Abstract

We report fault-slip data across the boundary between the highly extended and largely submerged crust underlying the Aegean Sea from Samos in the north to eastern Crete in the south, and the much less extended and emergent crust of western Anatolia. We identify three brittle deformation increments, a late Miocene (mainly Pliocene) to Recent crustal stretching increment, an intermittent early to late Miocene shortening increment concurrent with extension and magmatism, and a Miocene extensional event. The youngest increment documents late Miocene to Recent NNE extension over large areas, but can locally also be oriented SE (Amorgos and Astipalea Islands), and ESE (eastern Crete) suggesting overall oblate strain geometry. The intermittent Miocene (~24–5Ma) fault-slip records suggest overall prolate strain geometry, where NNE stretching is accompanied by E–W shortening.
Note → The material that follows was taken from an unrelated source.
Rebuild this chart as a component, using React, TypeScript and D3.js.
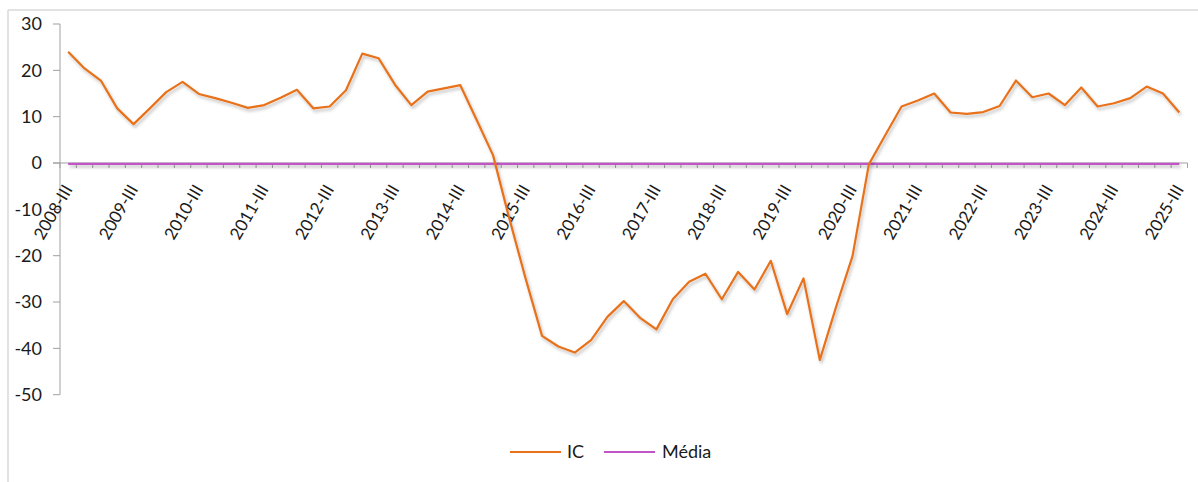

The older extension event is mainly NNE directed but on Samos Island extension is E–W, probably reflecting local extension in a sinistral wrench corridor in the early/mid Miocene. Overall it seems that since the early Miocene NNE-trending extension is the dominant regime in the eastern Aegean with an intermittent component of short-lived E–W shortening. The existence of a corridor of heterogeneous crustal deformation – which is spatially associated with uncharacteristically old fission track ages – and the apparent change in strain geometry in time challenge concepts that propose that the eastern Aegean Sea and western Anatolia have been deformed as a continuous tectonic domain since the Miocene. We propose that the regional variation in extensional strain geometry resulted from a sinistral wrench component that was superimposed on the regional ‘background’ NNE extension by translation across a diffuse plate boundary. We conclude that the eastern shoreline of the Aegean Sea is controlled by a Miocene to Recent sinistral wrench corridor that accommodated movement between different lithospheric domains.